Time ‘running out’ for ISO 9001:2015 transition
Time is running out to transition existing ISO 9001:2008 quality management certifications to the new 9001:2015 version, it has been warned.
Inspection, verification, testing and certification firm, SGS, has said existing holders need to start the transition to the new 9001:2015 version of the quality management standard to ensure continuity throughout their certification service as the deadline approaches.
The current ISO 9001:2008 standard will cease to apply from the middle of September 2018 and holders that do not transition to the new standard will no longer be certified.
Cutting things fine
Paul Stock, ISO 9001 product manager at SGS, warned that organisations that have not begun the transition process are “cutting things fine”.
He said: “Our advice is, most importantly, for businesses to get a copy of the new standard, read it and understand it.
“We expect great demand for certification as we get closer to the deadline, so it’s important that they get in touch with their certification body. They are the best people to talk to with regard to handling the transition.”

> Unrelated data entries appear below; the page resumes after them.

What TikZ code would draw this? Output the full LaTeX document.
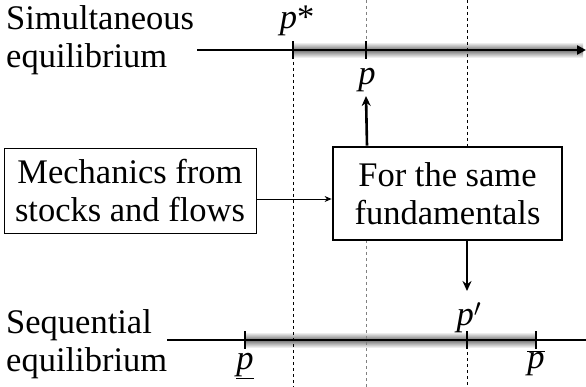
\documentclass[tikz,border=0pt]{standalone}
\usepackage{fontspec}
\setmainfont{Liberation Serif}
\usetikzlibrary{arrows.meta}
\begin{document}
\begin{tikzpicture}[x=1pt,y=1pt,
  txt/.style={font=\fontsize{34.5}{38}\selectfont, inner sep=0pt},
  axisline/.style={line width=2.8pt},
  tickmark/.style={line width=2.8pt},
  guide/.style={line width=0.8pt, dash pattern=on 3pt off 3pt},
  guidegray/.style={guide, draw=black!50},
  band/.style={top color=white, bottom color=white, middle color=black!55},
  boxthin/.style={draw, line width=0.9pt, txt, align=center, minimum width=252pt, minimum height=85pt},
  boxthick/.style={draw, line width=2.8pt, txt, align=center, minimum width=229pt, minimum height=93pt}
]
\useasboundingbox (0,0) rectangle (586,-387);
% shaded bands
\shade[band] (293,-42) rectangle (583,-58);
\shade[band] (245,-332) rectangle (536,-348);
% guides
\draw[guide] (293,-50) -- (293,-387);
\draw[guidegray] (366,0) -- (366,-50);
\draw[guidegray] (366,-240) -- (366,-387);
\draw[guide] (467,0) -- (467,-147);
\draw[guide] (467,-340) -- (467,-387);
% labels
\node[txt, anchor=west, align=left] (sim) at (6,-40) {Simultaneous\\equilibrium};
\node[txt, anchor=west, align=left] (seq) at (6,-344) {Sequential\\equilibrium};
% axes
\coordinate (a1s) at (197,-50);
\coordinate (a1e) at (586,-50);
\draw[axisline, -{Triangle[length=9pt,width=9pt]}] (a1s) -- (a1e);
\coordinate (a2s) at (167,-340);
\coordinate (a2e) at (586,-340);
\draw[axisline] (a2s) -- (a2e);
% ticks
\draw[tickmark] (293,-41) -- (293,-59);
\draw[tickmark] (366,-41) -- (366,-59);
\draw[tickmark] (245,-331) -- (245,-349);
\draw[tickmark] (467,-331) -- (467,-349);
\draw[tickmark] (536,-331) -- (536,-349);
% tick labels
\node[txt] (pstar) at (297,-21) {\textit{p}*};
\node[txt] (p) at (367,-80) {\textit{p}};
\node[txt] (pprime) at (469,-318) {\textit{p}$'$};
\node[txt] (plow) at (245,-366) {\underline{\textit{p}}};
\node[txt] (phigh) at (536,-363) {$\overline{\mbox{\textit{p}}}$};
% boxes
\node[boxthin] (mech) at (130,-190.5) {Mechanics from\\stocks and flows};
\node[boxthick] (same) at (447.5,-193.5) {For the same\\fundamentals};
% connectors
\coordinate (ms) at ([yshift=-8.5pt]mech.east);
\draw[line width=0.9pt, -{Stealth[length=7pt,width=6pt]}] (ms) -- (ms -| same.west);
\draw[line width=2.6pt, -{Stealth[length=10pt,width=9pt]}] (same.north -| p) -- (366,-96);
\draw[line width=2.6pt, -{Stealth[length=10pt,width=9pt]}] (same.south -| pprime) ++(-2,0) coordinate (dstart) -- (467,-291);
\end{tikzpicture}
\end{document}
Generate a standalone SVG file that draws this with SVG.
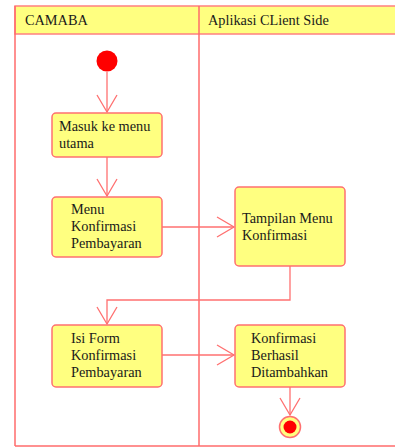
<svg xmlns="http://www.w3.org/2000/svg" width="395" height="447" viewBox="0 0 395 447">
  <defs>
    <style>
      .lane { fill: none; stroke: #ff6b6b; stroke-width: 1.5; }
      .head { fill: #ffff80; stroke: #ff8080; stroke-width: 1.5; }
      .act { fill: #ffff80; stroke: #ff7070; stroke-width: 1.5; }
      .lbl { font-family: "Liberation Serif", "Times New Roman", serif; font-size: 14.3px; fill: #1a1a1a; }
      .flow { fill: none; stroke: #ff7070; stroke-width: 1.3; }
    </style>
    <marker id="open" viewBox="0 0 20 22" refX="18" refY="11" markerWidth="20" markerHeight="22" markerUnits="userSpaceOnUse" orient="auto">
      <path d="M1 1 L18 11 L1 21" fill="none" stroke="#ff7070" stroke-width="1.3"/>
    </marker>
  </defs>

  <!-- swimlanes -->
  <g id="lanes">
    <rect class="head" x="15" y="6" width="390" height="28"/>
    <line class="lane" x1="15" y1="6" x2="15" y2="446"/>
    <line class="lane" x1="199" y1="6" x2="199" y2="446"/>
    <line class="lane" x1="15" y1="446" x2="395" y2="446"/>
    <text class="lbl" x="25" y="25">CAMABA</text>
    <text class="lbl" x="208" y="25">Aplikasi CLient Side</text>
  </g>

  <!-- control flow -->
  <g id="connectors">
    <line class="flow" x1="107" y1="72" x2="107" y2="112" marker-end="url(#open)"/>
    <line class="flow" x1="107" y1="157" x2="107" y2="196" marker-end="url(#open)"/>
    <line class="flow" x1="162" y1="227" x2="234" y2="227" marker-end="url(#open)"/>
    <polyline class="flow" points="290,266 290,300 107,300 107,324" marker-end="url(#open)"/>
    <line class="flow" x1="162" y1="355" x2="234" y2="355" marker-end="url(#open)"/>
    <line class="flow" x1="290" y1="387" x2="290" y2="415" marker-end="url(#open)"/>
  </g>

  <g id="start">
    <circle cx="107" cy="61" r="10.5" fill="#ff0000"/>
  </g>

  <g id="masuk">
    <rect class="act" x="52" y="113" width="110" height="44" rx="4"/>
    <text class="lbl" x="59" y="131">Masuk ke menu</text>
    <text class="lbl" x="59" y="148">utama</text>
  </g>

  <g id="menu-konfirmasi">
    <rect class="act" x="52" y="197" width="110" height="60" rx="4"/>
    <text class="lbl" x="71" y="214">Menu</text>
    <text class="lbl" x="71" y="231">Konfirmasi</text>
    <text class="lbl" x="71" y="248">Pembayaran</text>
  </g>

  <g id="tampilan-menu">
    <rect class="act" x="235" y="187" width="110" height="79" rx="4"/>
    <text class="lbl" x="242" y="223">Tampilan Menu</text>
    <text class="lbl" x="242" y="240">Konfirmasi</text>
  </g>

  <g id="isi-form">
    <rect class="act" x="52" y="325" width="110" height="62" rx="4"/>
    <text class="lbl" x="71" y="343">Isi Form</text>
    <text class="lbl" x="71" y="360">Konfirmasi</text>
    <text class="lbl" x="71" y="377">Pembayaran</text>
  </g>

  <g id="konfirmasi-berhasil">
    <rect class="act" x="235" y="325" width="110" height="62" rx="4"/>
    <text class="lbl" x="251" y="343">Konfirmasi</text>
    <text class="lbl" x="251" y="360">Berhasil</text>
    <text class="lbl" x="251" y="377">Ditambahkan</text>
  </g>

  <g id="end">
    <circle cx="290" cy="427" r="10.5" fill="#ffff80" stroke="#ff7070" stroke-width="1.5"/>
    <circle cx="290" cy="427" r="6.5" fill="#ff0000"/>
  </g>
</svg>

The updated 9001:2015 quality management system (QMS) certification has introduced new key features, and has been designed to benefit all business – irrespective of industry.
The evolution of how businesses work, their processes and their concepts have all impacted upon the updated standard. This includes an increased use of social media, e-commerce and new business technology.
Periodically, the International Organisation for Standardisation reviews all ISOs to ensure their validity to current business needs and 2015 saw the latest release of ISO 9001.
Previous reviews took place in 2000 and in 2008 where changes were minimal. The new 2015 standard has 15 years of innovation in business practices to consider and reflect. It is because of this that the 2015 certification has introduced some core changes, bringing it closer to contemporary business concepts and terminologies.
One of the most significant changes to the standard’s requirements is the emphasis placed on senior management and leadership engagement.
Business leaders must now be able to demonstrate a greater commitment to, and direct involvement in, their company’s QMS.
A major focus has also been given to risk and opportunity. The element of risk has always featured in the standard, but the new structured approach to the process will help companies to identify and take actions in a more effective and efficient manner.
Increases customer trust
According to Stock, the new standard will ‘increase customer trust’ in a firm’s processes and services – as well as “demonstrate to suppliers that a business delivers a consistently high standard of service”.
He also said that compliance was not ‘as complex as businesses may think’ for SMEs.
He said: “Many of the early adopters have signalled their satisfaction on how the standard has enhanced their business’s strategic direction.”